Take Rae Timzy; he was heavily influenced by Femi Uche, aka ‘I am Spreado’ and Sydney Talker early in his skit-making journey. These individuals impacted the type of content he produced. However, it was after watching Layi Wasabi’s videos that he underwent a significant transition in his approach. “When Layi Wasabi came, he brought a different kind of content and I just liked it. So I just like tried to do something similar, you know? Shoot videos of yourself talking to yourself stuffs like that.”
Similarly, Chibunna, the 300-level chemistry student, found inspiration to start making skits by watching Oluwa Dolarz and Brother Shaggi. Their comedic styles and storytelling techniques motivated him to enter the world of skit making.
When creativity meets strategic Skitmaking
Through organic and inorganic means, viewers find themselves on a skit maker’s page. However, it takes more to keep them enthralled. Algorithms play a significant role in determining visibility, while relatable content ensures resonance with the audience. Additionally, the quality of the video production is crucial in retaining viewer interest. These skitmakers understand this and that is why they make it a point to not just make relatable skits, but also ensure that it is captivating. This however doesn’t necessarily need as much as many would expect, just a phone and simple editing skills.
Adeglossy reiterates this, saying that while it might be a surprise for many she doesn’t use any special equipment for shooting her video, as she only uses her iPhone XR and ring light. This approach is similar to that of Timzy and Chibunna, who also prioritize low-budget content creation over expensive equipment.
For editing their videos, all three skitmakers prefer to handle the editing themselves as they believe they can achieve the desired results more effectively. They opt for user-friendly editing apps like Inshot and Capcut, which offer a range of features without requiring special skills.

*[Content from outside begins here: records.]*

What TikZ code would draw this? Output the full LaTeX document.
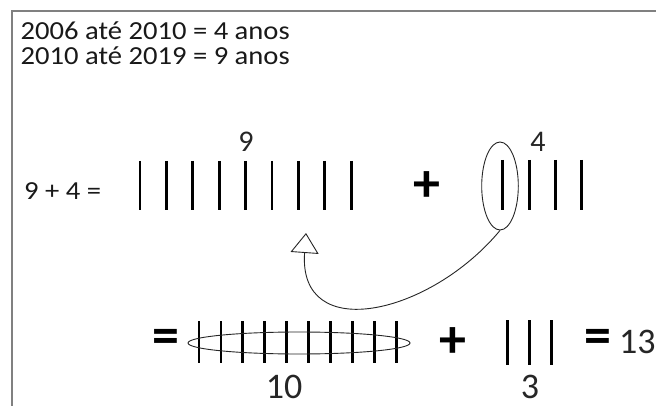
\documentclass[tikz,border=0pt]{standalone}
\usepackage{fontspec}
\setmainfont{Carlito}
\newfontfamily\widefont[FakeStretch=1.1]{Carlito}
\usetikzlibrary{arrows.meta,shapes.geometric}
\begin{document}
\begin{tikzpicture}[x=1pt,y=-1pt,
  bar/.style={line width=2.8pt, black},
  small/.style={inner sep=0, anchor=base west, text=black!90, font=\widefont\fontsize{26}{30}\selectfont},
  big/.style={inner sep=0, anchor=base, text=black!85, font=\fontsize{30}{34}\selectfont},
  bigger/.style={inner sep=0, anchor=base, text depth=0pt, text=black!85, font=\fontsize{36}{40}\selectfont},
  op/.style={inner sep=0, font=\bfseries\fontsize{54}{58}\selectfont},
  loop/.style={draw, ellipse, line width=0.9pt, inner sep=0, black!85},
  link/.style={line width=0.9pt, black!85, -{Triangle[open,length=20pt,width=28pt]}}
]
\useasboundingbox (0,0) rectangle (656,406);
\fill[white] (0,0) rectangle (656,406);
\draw[line width=2pt, gray] (12,406) -- (12,11.5) -- (656,11.5);
% header
\node[small] (l1) at (20.5,39.5) {2006 até 2010 = 4 anos};
\node[small] (l2) at (20.5,65) {2010 até 2019 = 9 anos};
\node[small] (eq) at (24,200) {9 + 4 =};
% top row
\foreach \i in {0,...,8} \draw[bar] (140+26.4*\i,161) -- (140+26.4*\i,210);
\node[big] (n9) at (246,152) {9};
\node[op] (p1) at (427,187) {+};
\node[loop, minimum width=36.6, minimum height=88] (sel) at (500,186) {};
\foreach \x in {502.7,529.3,555.5,581.7} \draw[bar] (\x,160) -- (\x,210);
\node[big] (n4) at (538,152) {4};
\coordinate (tip) at (306,233);
\draw[link] (sel.south) .. controls (430,315) and (298,345) .. (tip);
% bottom row
\node[op] (e1) at (165.5,341.5) {=};
\foreach \i in {0,...,9} \draw[bar] (199+21.9*\i,321) -- (199+21.9*\i,363);
\node[loop, minimum width=222, minimum height=22] (grp) at (299,343) {};
\node[bigger] (n10) at (284,398) {10};
\node[op] (p2) at (452.5,343) {+};
\foreach \x in {507.3,529.3,551.7} \draw[bar] (\x,320) -- (\x,365);
\node[bigger] (n3) at (530,398) {3};
\node[op] (e2) at (597.5,341) {=};
\node[bigger, anchor=base west] (n13) at (619,353) {13};
\end{tikzpicture}
\end{document}
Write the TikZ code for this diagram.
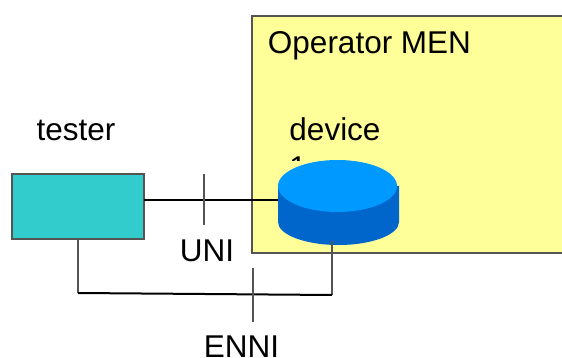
\documentclass[tikz,border=0pt]{standalone}
\usepackage{fontspec}
\setmainfont{Liberation Sans}
\usetikzlibrary{shapes.geometric}
\definecolor{LineClr}{rgb}{0.33,0.33,0.33}
\definecolor{NetClr}{rgb}{1,1,0.6}
\definecolor{TesterClr}{rgb}{0.2,0.8,0.8}
\definecolor{DiskTopClr}{rgb}{0,0.6,1}
\definecolor{DiskSideClr}{rgb}{0,0.4,0.8}
\tikzset{
  lbl/.style={anchor=base,inner sep=0pt,font=\fontsize{31.5}{31.5}\selectfont},
  grayline/.style={draw=LineClr,line width=2pt},
  blackline/.style={draw=black,line width=2pt}
}

\begin{document}
\begin{tikzpicture}[x=1pt,y=-1pt]
\useasboundingbox (0,0) rectangle (562,358);

\fill[NetClr] (252,16) rectangle (562,253);
\draw[grayline] (562,16) -- (252,16) -- (252,253) -- (562,253);

\node[lbl] (men) at (369.5,53.5) {Operator MEN};
\node[lbl] (testerlbl) at (76,141) {tester};
\node[lbl] (devicelbl) at (335,140.5) {device};
\begin{scope}
\clip (280,150) rectangle (310,160.5);
\node[lbl,anchor=base west] (devicenum) at (289,178.5) {1};
\end{scope}
\node[lbl] (unilbl) at (207,261) {UNI};
\node[lbl] (ennilbl) at (241.5,357) {ENNI};

\node[draw=LineClr,line width=2pt,fill=TesterClr,minimum width=132pt,minimum height=65pt,inner sep=0pt,outer sep=0pt] (tester) at (78,206.5) {};

\fill[DiskSideClr] (278,186) -- (278,222) arc[start angle=180,end angle=0,x radius=60.5,y radius=23] -- (399,186) -- cycle;
\node[ellipse,fill=DiskTopClr,minimum width=119pt,minimum height=52pt,inner sep=0pt,outer sep=0pt] (device) at (337.5,186) {};

\coordinate (uniy) at (0,200);
\coordinate (corner1) at (tester.south |- 0,293);
\coordinate (corner2) at (332,295);
\coordinate (devicefoot) at (332,241);
\coordinate (unitop) at (204,174);
\coordinate (unibot) at (204,225);
\coordinate (ennitop) at (253,268);
\coordinate (ennibot) at (253,322);

\draw[blackline] (tester.east |- uniy) -- (device.west |- uniy);
\draw[grayline] (unitop) -- (unibot);

\draw[grayline] (tester.south) -- (corner1);
\draw[grayline] (devicefoot) -- (corner2);
\draw[blackline] (corner1) -- (corner2);
\draw[grayline] (ennitop) -- (ennibot);

\end{tikzpicture}
\end{document}
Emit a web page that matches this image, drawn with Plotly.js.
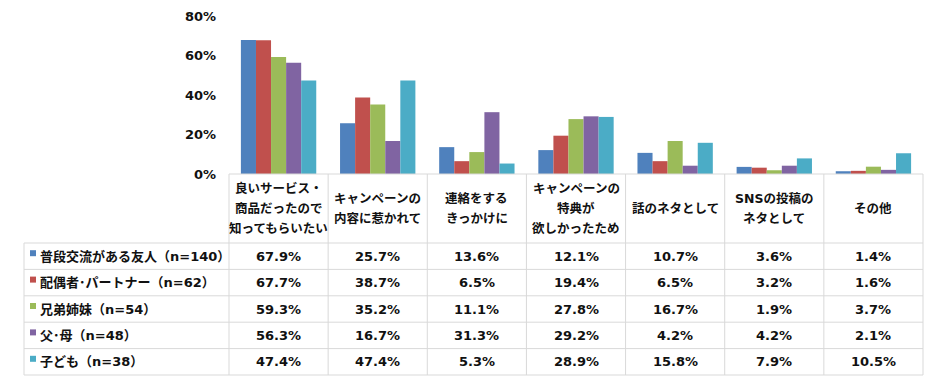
<!DOCTYPE html>
<html>
<head>
<meta charset="utf-8">
<script src="https://cdn.plot.ly/plotly-3.0.1.min.js"></script>
<style>html,body{margin:0;padding:0;background:#fff;}#chart{width:940px;height:383px;}</style>
</head>
<body>
<div id="chart"></div>
<script>
// ---- data ----
const categoryLines = [
  ["良いサービス・", "商品だったので", "知ってもらいたい"],
  ["キャンペーンの", "内容に惹かれて"],
  ["連絡をする", "きっかけに"],
  ["キャンペーンの", "特典が", "欲しかったため"],
  ["話のネタとして"],
  ["SNSの投稿の", "ネタとして"],
  ["その他"]
];
const categories = categoryLines.map(l => l.join(""));
const seriesNames = [
  "普段交流がある友人（n=140）",
  "配偶者･パートナー（n=62）",
  "兄弟姉妹（n=54）",
  "父･母（n=48）",
  "子ども（n=38）"
];
const seriesColors = ["#4F81BD", "#C0504D", "#9BBB59", "#8064A2", "#4BACC6"];
const friends  = [67.9, 25.7, 13.6, 12.1, 10.7, 3.6, 1.4];
const partner  = [67.7, 38.7, 6.5, 19.4, 6.5, 3.2, 1.6];
const siblings = [59.3, 35.2, 11.1, 27.8, 16.7, 1.9, 3.7];
const parents  = [56.3, 16.7, 31.3, 29.2, 4.2, 4.2, 2.1];
const children = [47.4, 47.4, 5.3, 28.9, 15.8, 7.9, 10.5];
const seriesValues = [friends, partner, siblings, parents, children];
const yTickVals = [0, 20, 40, 60, 80];

// ---- layout geometry (pixels) ----
const W = 940, H = 383;
const L = 229, R = 923, T = 16, B = 174;
const pw = R - L, ph = B - T;
const px = x => (x - L) / pw;
const py = y => (B - y) / ph;
const tableLeft = 24;
const headerBottom = 243;
const rowH = 26.4;
const gridColor = "#d9d9d9";
const fontFam = "DejaVu Sans, Noto Sans CJK JP, sans-serif";
const txtColor = "#111";

const traces = seriesNames.map((n, i) => ({
  type: "bar",
  name: n,
  x: categories,
  y: seriesValues[i],
  marker: {color: seriesColors[i]},
  hoverinfo: "skip"
}));

const shapes = [];
const annotations = [];
const line = (x0, y0, x1, y1) => shapes.push({
  type: "line", xref: "paper", yref: "paper",
  x0: px(x0), y0: py(y0), x1: px(x1), y1: py(y1),
  line: {color: gridColor, width: 1}
});

const nRows = seriesNames.length;
const tableBottom = headerBottom + nRows * rowH;
// header top (axis line)
line(L, B, R, B);
// horizontal row lines
for (let r = 0; r <= nRows; r++) {
  const y = headerBottom + r * rowH;
  line(tableLeft, y, R, y);
}
// vertical lines
line(tableLeft, headerBottom, tableLeft, tableBottom);
const colW = pw / categories.length;
for (let c = 0; c <= categories.length; c++) {
  const x = L + c * colW;
  line(x, B, x, tableBottom);
}

// category header labels
categoryLines.forEach((lines, c) => {
  const center = (B + headerBottom) / 2;
  const start = center - (lines.length - 1) * 10;
  lines.forEach((t, k) => {
    annotations.push({
      xref: "x", yref: "paper", x: categories[c], y: py(start + k * 20),
      text: t, showarrow: false, xanchor: "center", yanchor: "middle",
      font: {family: fontFam, size: 12.5, color: txtColor, weight: "bold"}
    });
  });
});

// rows
seriesNames.forEach((n, r) => {
  const cy = headerBottom + r * rowH + rowH / 2;
  shapes.push({
    type: "rect", xref: "paper", yref: "paper",
    x0: px(30), x1: px(36), y0: py(cy - 6), y1: py(cy),
    fillcolor: seriesColors[r], line: {width: 0}
  });
  annotations.push({
    xref: "paper", yref: "paper", x: px(38), y: py(cy),
    text: n, showarrow: false, xanchor: "left", yanchor: "middle",
    font: {family: fontFam, size: 13, color: txtColor, weight: "bold"}
  });
  seriesValues[r].forEach((v, c) => {
    annotations.push({
      xref: "x", yref: "paper", x: categories[c], y: py(cy),
      text: v.toFixed(1) + "%", showarrow: false, xanchor: "center", yanchor: "middle",
      font: {family: fontFam, size: 13, color: txtColor, weight: "bold"}
    });
  });
});

const layout = {
  width: W, height: H,
  margin: {l: L, r: W - R, t: T, b: H - B, pad: 0},
  paper_bgcolor: "#fff", plot_bgcolor: "#fff",
  barmode: "group", bargap: 0.24, bargroupgap: 0,
  showlegend: false,
  xaxis: {
    type: "category", range: [-0.5, categories.length - 0.5],
    showticklabels: false, showgrid: false, zeroline: false, showline: false, ticks: "",
    fixedrange: true
  },
  yaxis: {
    range: [0, 80], tickvals: yTickVals, ticktext: yTickVals.map(v => v + "%"),
    showgrid: false, zeroline: false, showline: false, ticks: "",
    ticklabelstandoff: 12,
    tickfont: {family: fontFam, size: 13, color: txtColor, weight: "bold"},
    fixedrange: true
  },
  shapes: shapes,
  annotations: annotations
};

Plotly.newPlot("chart", traces, layout, {displayModeBar: false, staticPlot: true});
</script>
</body>
</html>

This DIY approach allows them to maintain creative control over their content while maximizing accessibility and efficiency in the editing process.
In addition to creating relatable and clear videos, maintaining a consistent audience requires strategic promotion efforts. Skitmakers employ various methods to ensure their content stands out amidst the sea of videos on platforms like TikTok, Facebook and Instagram. Chibunna, for instance, leverages group chats where members engage with and repost his content, while also relying on algorithms to boost visibility. Glossy focuses on producing relatable content to attract viewers, while Timzy utilizes multiple social media platforms such as TikTok, Facebook, Instagram, and Twitter. He has even utilized Instagram ads in the past and emphasizes the importance of viewer assistance through reposting and sharing. These promotional strategies help skitmakers expand their reach and cultivate a loyal audience base.
A non-existent culture of skitmaking in UI
When Indy Press decided to highlight the skitmakers at UI, it revealed a stark reality: the skitmaking community on campus is barely existent as acknowledged by the respondents for this article. Many Uites are apprehensive about engaging in activities outside academics, fearing it might affect their performance. Adeglossy emphasizes the importance of balance, asserting that excelling academically and socially is achievable without one suffering.
“Many UITES think engaging in other activities will probably derail them or bring them down academically. I think teaching them balance and making them know they can excel in both (Academically and socially) one doesn’t have to suffer.” Timzy and Chibunna echo these sentiments, citing the lack of mentorship and guidance for aspiring skitmakers as a hindrance to their success.